Ocado used a similar tactic when they offered a 20% off voucher. They also included a deadline for using this coupon which is a great way to trigger urgency based on FOMO. They also limited the amount of the reward and required a minimum spend as well.
You don’t necessarily need to offer a coupon; free shipping might work too. This hilarious reactivating email template by Missguided included emojis and a funny conversation as well. Don’t be afraid to show your feelings. We are all human beings at the end of the day.
If the user opens, clicks, or (even better) purchases something, it means you got the green light to keep in touch. On the other hand, if the tactics mentioned above don’t work, let these inactive users go. Use an automation tool to remove subscribers from the inactive subscribers’ list.
This reactivation template by Paul Mitchell is simple but great. The copy is written expressively. The words “Sniffle, sniffle” and the sad face make us feel sorry for a moment.
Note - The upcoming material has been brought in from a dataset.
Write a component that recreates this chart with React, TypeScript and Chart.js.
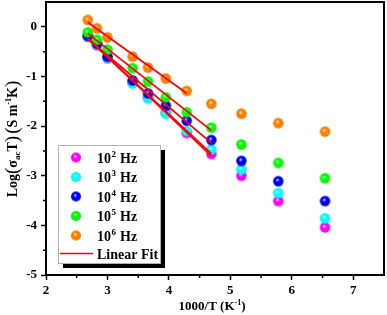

The customer has been taken off the email list; therefore, they need to sign up again.
Note: If you still haven’t found an example or a template that you want to use in your campaigns, you can take a look at our email template collection from our app with already predesigned email templates.
You can modify them using this free email template designer, builder, and editor.
It’s getting harder and harder to get the recipient’s attention because they receive so many emails each day. Even if at the beginning of your interaction they were keen to engage with your emails they might get a bit distant by the time.
That’s when you need to come up with a re-activating strategy to encourage the inactive recipients to interact with your email. Being professional means that if these people don’t want to read your emails, you respect that and remove them from your email list.
Before you decide to say goodbye, make sure you do your best to get these inactive users on track, so you don’t waste money on acquiring new customers only but focus on retaining existing customers as well.